What most leaders get instead? Thanks. Surface-level affirmations. Safe, professional politeness.

But when that’s all you hear, you stop asking for more—not because you don’t want it, but because no one’s offering it. And slowly, that absence starts to feel like doubt.

“You start wondering… Am I leading well—or just managing not to break anything?”

2. When Feedback Finally Arrives, It’s Fallout

Here’s the real kicker: When feedback does show up, it often comes too late—after something’s gone wrong.

A complaint. A crisis. A review. And now the conversation isn’t about improvement. It’s about accountability.

It’s tense. Defensive. It doesn’t feel like a learning opportunity. It feels like a warning.

“When feedback only shows up in crisis, it stops being growth—and starts being threat.”

And from that point on, you start avoiding it. Not because you’re fragile. Because the system has taught you that feedback means something’s broken.

3. Without Feedback, Growth Becomes Guesswork

So what do you do? You guess. You overthink. You hold back ideas—not because they’re bad, but because you don’t know how they’ll land. You start editing yourself. Censoring your instincts.

You’re still doing the job … but the internal compass is foggy.

“You haven’t failed. You’re just leading in a vacuum.” And vacuums are quiet. But they’re not safe. They’re empty.

Challenge / Mindset Shift – Build Your Mirrors

So here’s the shift I want to offer: “You don’t need more praise. You need more mirrors.”

Feedback isn’t about being right or wrong. It’s about being clear. And if the system isn’t giving you clarity—build it. Create it.

Maybe it’s a peer you check in with each term. Maybe it’s a monthly self-reflection. Maybe it’s just asking your team three honest questions after a big initiative. Whatever the mechanism—don’t wait for clarity to show up.

“Clarity doesn’t arrive. It’s created.”

Solutions Aligned to the Dimensions of Professional Wellness

This shift draws directly on two of the Professional Wellness Dimensions:

Reflective Growth

This isn’t just about external feedback. It’s about creating a habit of feedback for yourself. It means developing a rhythm of reflection—not just asking, “What did I do?”, but “How am I evolving?”

Too many leaders get stuck in doing the job and forget to grow inside it. That’s why this dimension exists—to build structured reflection into your leadership.

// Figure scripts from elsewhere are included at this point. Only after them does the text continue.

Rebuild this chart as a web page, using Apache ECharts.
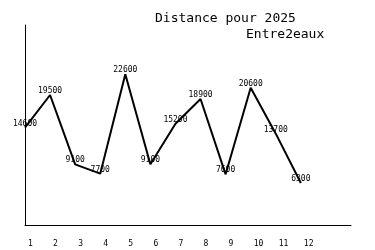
<!DOCTYPE html>
<html><head><meta charset="utf-8">
<script src="https://cdn.jsdelivr.net/npm/echarts@6/dist/echarts.min.js"></script>
<style>html,body{margin:0;padding:0;background:#fff}#c{width:375px;height:250px}</style>
</head><body><div id="c"></div>
<script>
var months = [1,2,3,4,5,6,7,8,9,10,11,12];
var distances = [14600,19500,9100,7700,22600,9100,15200,18900,7600,20600,13700,6300];
var titleText = 'Distance pour 2025';
var subtitleText = 'Entre2eaux';

var chart = echarts.init(document.getElementById('c'), null, {renderer:'canvas'});
chart.setOption({
  animation:false,
  backgroundColor:'#fff',
  title:[
    {text:titleText, left:155, top:12, padding:0,
     textStyle:{fontFamily:'DejaVu Sans Mono', fontSize:13, fontWeight:'normal', color:'#000'}},
    {text:subtitleText, left:246, top:28, padding:0,
     textStyle:{fontFamily:'DejaVu Sans Mono', fontSize:13, fontWeight:'normal', color:'#000'}}
  ],
  grid:{left:25, right:24, top:25, bottom:25, containLabel:false},
  xAxis:{type:'value', min:1, max:14, interval:1,
    axisLine:{show:true, onZero:false, lineStyle:{color:'#000', width:1}},
    axisTick:{show:false}, splitLine:{show:false},
    axisLabel:{show:true, color:'#000', fontFamily:'DejaVu Sans Mono', fontSize:8,
      align:'left', margin:15, padding:[0,0,0,3],
      formatter:function(v){return v<=12 ? String(v) : '';}}},
  yAxis:{type:'value', min:0, max:30000,
    axisLine:{show:true, lineStyle:{color:'#000', width:1}},
    axisTick:{show:false}, axisLabel:{show:false}, splitLine:{show:false}},
  series:[{
    type:'line',
    data: months.map(function(m,i){return [m, distances[i]];}),
    symbol:'circle', symbolSize:0, showSymbol:true,
    itemStyle:{color:'#000'},
    lineStyle:{color:'#000', width:2},
    labelLayout:{hideOverlap:false},
    label:{show:true, position:'top', distance:0, color:'#000',
      fontFamily:'DejaVu Sans Mono', fontSize:8}
  }]
});
</script></body></html>
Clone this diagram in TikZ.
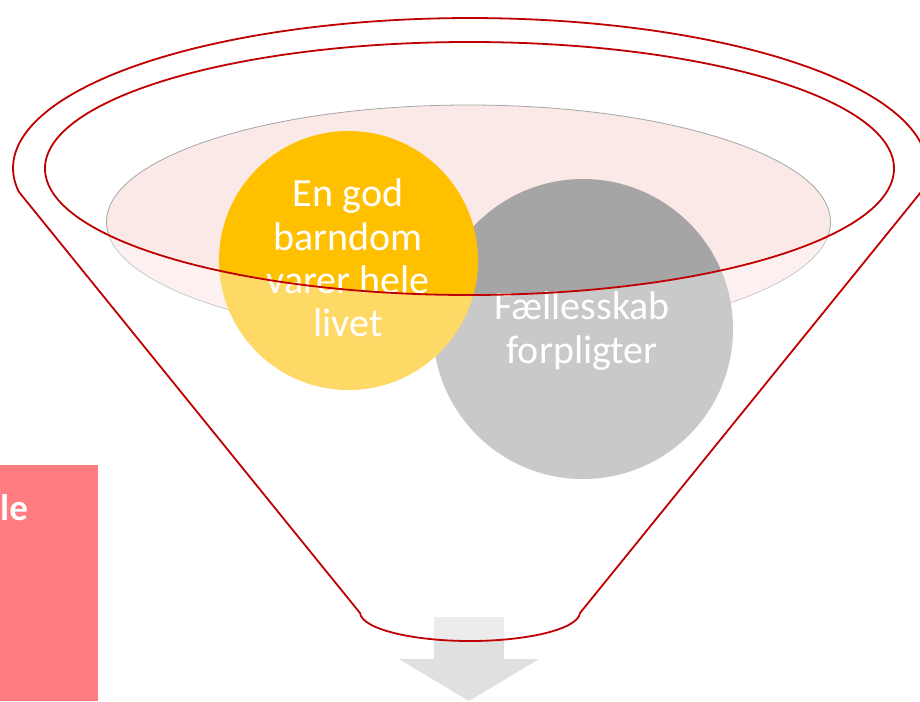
\documentclass[tikz,border=0pt]{standalone}
\usepackage{fontspec}
\setmainfont{Carlito}
\definecolor{rimred}{HTML}{C00000}
\definecolor{yellowc}{HTML}{FFC000}
\definecolor{grayc}{HTML}{A5A5A5}
\definecolor{liquidc}{HTML}{FBE9E7}
\definecolor{liquidline}{HTML}{A6A6A6}
\definecolor{boxpink}{HTML}{FF7C80}
\definecolor{arrowc}{HTML}{E0E0E0}
\tikzset{
  rim/.style={draw=rimred, line width=1.8pt},
  ball/.style={circle, inner sep=0pt},
  balltext/.style={inner sep=0pt, text=white, align=center, font=\fontsize{40}{43.3}\selectfont},
}
\begin{document}
\begin{tikzpicture}[x=1pt,y=-1pt,line join=round]
\useasboundingbox (0,0) rectangle (920,701);
\clip (0,0) rectangle (920,701);
\fill[white] (0,0) rectangle (920,701);
\coordinate (ic) at (469.5,168.5);
\coordinate (pc) at (468.5,222);
\coordinate (A) at (18.6,191.5);
\coordinate (B) at (360,613);
\coordinate (M) at (470,641);
\coordinate (C) at (580,613);
\coordinate (D) at (921.4,191.5);
% liquid surface
\draw[fill=liquidc, draw=liquidline, line width=0.8pt] (pc) ellipse [x radius=362, y radius=117];
% circles
\node[ball, fill=grayc, minimum size=300pt] (fc) at (583,329) {};
\node[ball, fill=yellowc, minimum size=259pt] (gb) at (348.5,260.5) {};
% arrow
\fill[arrowc] (434,617) -- (504,617) -- (504,659) -- (539,659) -- (469,701) -- (399,659) -- (434,659) -- cycle;
% funnel body overlay
\path[fill=white, fill opacity=0.4, even odd rule]
  (A) -- (B) .. controls (362,629) and (412,641) .. (M) .. controls (528,641) and (578,629) .. (C)
  -- (D) arc[start angle=9, end angle=-189, x radius=457, y radius=150] -- cycle
  (ic) ellipse [x radius=424.5, y radius=126.5];
% texts
\node[balltext] (gbt) at (348,258) {En god\\barndom\\varer hele\\livet};
\node[balltext] (fct) at (582,331) {Fællesskab\\forpligter};
% funnel outline
\draw[rim] (A) -- (B) .. controls (362,629) and (412,641) .. (M) .. controls (528,641) and (578,629) .. (C)
  -- (D) arc[start angle=9, end angle=-189, x radius=457, y radius=150] -- cycle;
\draw[rim] (ic) ellipse [x radius=424.5, y radius=126.5];
% side box
\node[fill=boxpink, minimum width=98pt, minimum height=236pt, anchor=north west, inner sep=0pt] (box) at (0,465) {};
\node[anchor=base west, inner sep=0pt, text=white, font=\bfseries\fontsize{37}{44}\selectfont] (boxt) at (0,520) {le};
\end{tikzpicture}
\end{document}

And if you’re unsure where to start? The Professional Wellness Snapshot gives you a clean, private read on exactly where you stand.

Authentic Relationships

Feedback only lands when trust exists. If you’re not getting meaningful input, ask yourself: “Have I made it safe for people to tell me the truth?”

This isn’t about being performatively vulnerable. It’s about building the kind of relationships that don’t require a crisis before someone speaks up.

“Feedback is relational. If you want truth, you have to make space for it.”